What advice do you have for new and struggling writers?

The best piece of advice I have is just what my mother told me and what my mother’s father said to her: write a thousand words a day five days a week. When I was working on On Gold Mountain, I found a letter from my grandfather to my mother in which he wrote, “If you want to be a writer, you have to write a thousand words a day.” I had heard that my whole life but hadn’t known it had come from him first. A thousand words is four typed pages. That’s not that much. By the end of the week, that means you have a chapter. By the end of two weeks, that means you have two chapters. But if you can’t do a thousand words, then do five hundred.

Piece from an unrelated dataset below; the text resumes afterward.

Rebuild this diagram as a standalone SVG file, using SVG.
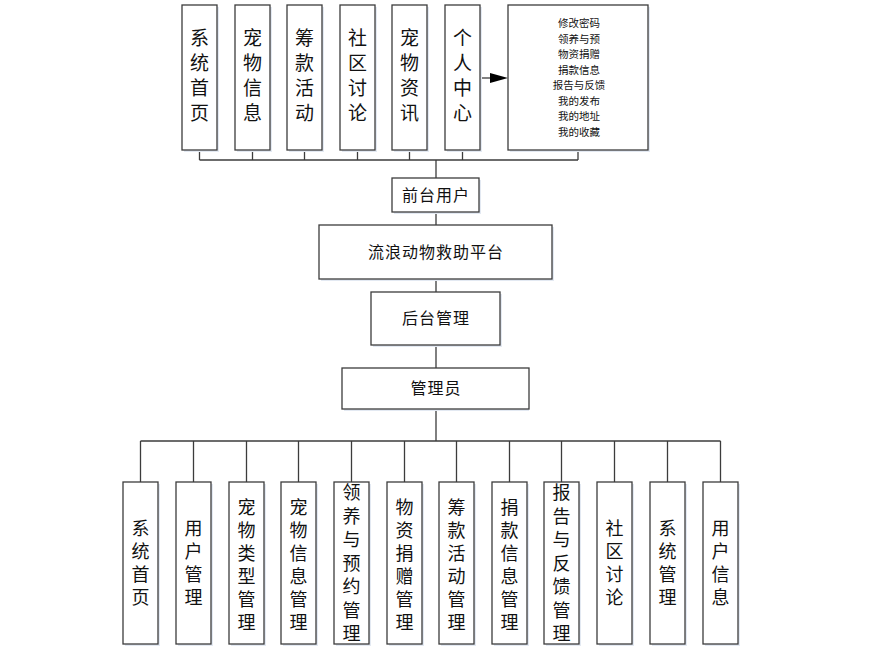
<svg xmlns="http://www.w3.org/2000/svg" width="880" height="653" viewBox="0 0 880 653">
<defs>
<style>
.box{fill:#fff;stroke:#3c3c3c;stroke-width:1.3}
.sh{fill:#e3e9f2;stroke:none}
.ln{stroke:#3c3c3c;stroke-width:1.3;fill:none}
.vt{font-family:"Noto Sans CJK SC","Noto Sans CJK JP",sans-serif;font-size:18px;fill:#111;text-anchor:middle}
.vt2{font-family:"Noto Sans CJK SC","Noto Sans CJK JP",sans-serif;font-size:19px;fill:#111;text-anchor:middle}
.mt{font-family:"Noto Sans CJK SC","Noto Sans CJK JP",sans-serif;font-size:16px;fill:#111;text-anchor:middle;letter-spacing:1px}
.st{font-family:"Noto Sans CJK SC","Noto Sans CJK JP",sans-serif;font-size:10.5px;fill:#111;text-anchor:middle}
</style>
</defs>
<rect width="880" height="653" fill="#fff"/>
<g id="connectors">
<path class="ln" d="M199.5 150V160M252.5 150V160M304.5 150V160M357.5 150V160M409.5 150V160M462.5 150V160M578 150V160M199.5 160H578M436 160V178M436 212V225M436 279V292M436 345V368M436 409V441"/>
<path class="ln" d="M140.5 441H720.5M140.5 441V482M193.5 441V482M246.5 441V482M298.5 441V482M351.5 441V482M404.5 441V482M456.5 441V482M509.5 441V482M561.5 441V482M614.5 441V482M667.5 441V482M720.5 441V482"/>
<path class="ln" d="M480 78H491"/>
<polygon points="490,73 508,78 490,83" fill="#000"/>
</g>
<g id="top1"><rect class="sh" x="184" y="7" width="35" height="145"/><rect class="box" x="182" y="5" width="35" height="145"/><text class="vt2"><tspan x="199.5" y="45">系</tspan><tspan x="199.5" y="70">统</tspan><tspan x="199.5" y="95">首</tspan><tspan x="199.5" y="120">页</tspan></text></g>
<g id="top2"><rect class="sh" x="237" y="7" width="35" height="145"/><rect class="box" x="235" y="5" width="35" height="145"/><text class="vt2"><tspan x="252.5" y="45">宠</tspan><tspan x="252.5" y="70">物</tspan><tspan x="252.5" y="95">信</tspan><tspan x="252.5" y="120">息</tspan></text></g>
<g id="top3"><rect class="sh" x="289" y="7" width="35" height="145"/><rect class="box" x="287" y="5" width="35" height="145"/><text class="vt2"><tspan x="304.5" y="45">筹</tspan><tspan x="304.5" y="70">款</tspan><tspan x="304.5" y="95">活</tspan><tspan x="304.5" y="120">动</tspan></text></g>
<g id="top4"><rect class="sh" x="342" y="7" width="35" height="145"/><rect class="box" x="340" y="5" width="35" height="145"/><text class="vt2"><tspan x="357.5" y="45">社</tspan><tspan x="357.5" y="70">区</tspan><tspan x="357.5" y="95">讨</tspan><tspan x="357.5" y="120">论</tspan></text></g>
<g id="top5"><rect class="sh" x="394" y="7" width="35" height="145"/><rect class="box" x="392" y="5" width="35" height="145"/><text class="vt2"><tspan x="409.5" y="45">宠</tspan><tspan x="409.5" y="70">物</tspan><tspan x="409.5" y="95">资</tspan><tspan x="409.5" y="120">讯</tspan></text></g>
<g id="top6"><rect class="sh" x="447" y="7" width="35" height="145"/><rect class="box" x="445" y="5" width="35" height="145"/><text class="vt2"><tspan x="462.5" y="45">个</tspan><tspan x="462.5" y="70">人</tspan><tspan x="462.5" y="95">中</tspan><tspan x="462.5" y="120">心</tspan></text></g>
<g id="personal-detail"><rect class="sh" x="510" y="7" width="140" height="145"/><rect class="box" x="508" y="5" width="140" height="145"/>
<text class="st"><tspan x="579" y="27">修改密码</tspan><tspan x="579" y="42.5">领养与预</tspan><tspan x="579" y="58">物资捐赠</tspan><tspan x="579" y="73.5">捐款信息</tspan><tspan x="579" y="89">报告与反馈</tspan><tspan x="579" y="104.5">我的发布</tspan><tspan x="579" y="120">我的地址</tspan><tspan x="579" y="135.5">我的收藏</tspan></text></g>
<g id="frontend"><rect class="sh" x="394" y="180" width="87" height="34"/><rect class="box" x="392" y="178" width="87" height="34"/><text class="mt" x="436" y="201">前台用户</text></g>
<g id="platform"><rect class="sh" x="321" y="227" width="233" height="54"/><rect class="box" x="319" y="225" width="233" height="54"/><text class="mt" x="436" y="258">流浪动物救助平台</text></g>
<g id="backend"><rect class="sh" x="373" y="294" width="129" height="53"/><rect class="box" x="371" y="292" width="129" height="53"/><text class="mt" x="436" y="324">后台管理</text></g>
<g id="admin"><rect class="sh" x="344" y="370" width="185" height="41"/><rect class="box" x="342" y="368" width="187" height="41"/><text class="mt" x="436" y="394">管理员</text></g>
<g id="b1"><rect class="sh" x="125" y="484" width="35" height="162"/><rect class="box" x="123" y="482" width="35" height="162"/><text class="vt"><tspan x="140.5" y="535">系</tspan><tspan x="140.5" y="558">统</tspan><tspan x="140.5" y="581">首</tspan><tspan x="140.5" y="604">页</tspan></text></g>
<g id="b2"><rect class="sh" x="178" y="484" width="35" height="162"/><rect class="box" x="176" y="482" width="35" height="162"/><text class="vt"><tspan x="193.5" y="535">用</tspan><tspan x="193.5" y="558">户</tspan><tspan x="193.5" y="581">管</tspan><tspan x="193.5" y="604">理</tspan></text></g>
<g id="b3"><rect class="sh" x="231" y="484" width="35" height="162"/><rect class="box" x="229" y="482" width="35" height="162"/><text class="vt"><tspan x="246.5" y="514">宠</tspan><tspan x="246.5" y="537">物</tspan><tspan x="246.5" y="560">类</tspan><tspan x="246.5" y="583">型</tspan><tspan x="246.5" y="606">管</tspan><tspan x="246.5" y="629">理</tspan></text></g>
<g id="b4"><rect class="sh" x="283" y="484" width="35" height="162"/><rect class="box" x="281" y="482" width="35" height="162"/><text class="vt"><tspan x="298.5" y="514">宠</tspan><tspan x="298.5" y="537">物</tspan><tspan x="298.5" y="560">信</tspan><tspan x="298.5" y="583">息</tspan><tspan x="298.5" y="606">管</tspan><tspan x="298.5" y="629">理</tspan></text></g>
<g id="b5"><rect class="sh" x="336" y="484" width="35" height="162"/><rect class="box" x="334" y="482" width="35" height="162"/><text class="vt"><tspan x="351.5" y="499">领</tspan><tspan x="351.5" y="522.5">养</tspan><tspan x="351.5" y="546">与</tspan><tspan x="351.5" y="569.5">预</tspan><tspan x="351.5" y="593">约</tspan><tspan x="351.5" y="616.5">管</tspan><tspan x="351.5" y="640">理</tspan></text></g>
<g id="b6"><rect class="sh" x="389" y="484" width="35" height="162"/><rect class="box" x="387" y="482" width="35" height="162"/><text class="vt"><tspan x="404.5" y="514">物</tspan><tspan x="404.5" y="537">资</tspan><tspan x="404.5" y="560">捐</tspan><tspan x="404.5" y="583">赠</tspan><tspan x="404.5" y="606">管</tspan><tspan x="404.5" y="629">理</tspan></text></g>
<g id="b7"><rect class="sh" x="441" y="484" width="35" height="162"/><rect class="box" x="439" y="482" width="35" height="162"/><text class="vt"><tspan x="456.5" y="514">筹</tspan><tspan x="456.5" y="537">款</tspan><tspan x="456.5" y="560">活</tspan><tspan x="456.5" y="583">动</tspan><tspan x="456.5" y="606">管</tspan><tspan x="456.5" y="629">理</tspan></text></g>
<g id="b8"><rect class="sh" x="494" y="484" width="35" height="162"/><rect class="box" x="492" y="482" width="35" height="162"/><text class="vt"><tspan x="509.5" y="514">捐</tspan><tspan x="509.5" y="537">款</tspan><tspan x="509.5" y="560">信</tspan><tspan x="509.5" y="583">息</tspan><tspan x="509.5" y="606">管</tspan><tspan x="509.5" y="629">理</tspan></text></g>
<g id="b9"><rect class="sh" x="546" y="484" width="35" height="162"/><rect class="box" x="544" y="482" width="35" height="162"/><text class="vt"><tspan x="561.5" y="499">报</tspan><tspan x="561.5" y="522.5">告</tspan><tspan x="561.5" y="546">与</tspan><tspan x="561.5" y="569.5">反</tspan><tspan x="561.5" y="593">馈</tspan><tspan x="561.5" y="616.5">管</tspan><tspan x="561.5" y="640">理</tspan></text></g>
<g id="b10"><rect class="sh" x="599" y="484" width="35" height="162"/><rect class="box" x="597" y="482" width="35" height="162"/><text class="vt"><tspan x="614.5" y="535">社</tspan><tspan x="614.5" y="558">区</tspan><tspan x="614.5" y="581">讨</tspan><tspan x="614.5" y="604">论</tspan></text></g>
<g id="b11"><rect class="sh" x="652" y="484" width="35" height="162"/><rect class="box" x="650" y="482" width="35" height="162"/><text class="vt"><tspan x="667.5" y="535">系</tspan><tspan x="667.5" y="558">统</tspan><tspan x="667.5" y="581">管</tspan><tspan x="667.5" y="604">理</tspan></text></g>
<g id="b12"><rect class="sh" x="705" y="484" width="35" height="162"/><rect class="box" x="703" y="482" width="35" height="162"/><text class="vt"><tspan x="720.5" y="535">用</tspan><tspan x="720.5" y="558">户</tspan><tspan x="720.5" y="581">信</tspan><tspan x="720.5" y="604">息</tspan></text></g>
</svg>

Make a number for yourself and stick to it for five days a week. What that means is you have to sit in the chair every day and do the work. That’s it. It’s not magic. You just have to sit in the chair and do the work. Sometimes I can do my thousand words in two hours and sometimes it takes me eight hours. Sometimes I know what I’ve written is really good, but if it takes eight hours, it’s probably really bad. I just want to add that even I don’t do this every day, because I spend so much time doing research.

The last thing I would say is don’t get discouraged. There are plenty of times when I don’t want to work or I can’t figure out a solution to a problem in the plot or with a character, but I’m not going to get past the roadblock if I don’t sit in my darned chair and stare at my computer screen. The other thing I would say is you need to be passionate about what you’re working on. A lot of people think of writing as a get rich quick scheme, but I think you have to write from a place of passion. For me, this isn’t a one-night stand. This is like a marriage. I think about books for a long time before I decide that this is the one. Whatever project I take on is going to be with me for the rest of my life.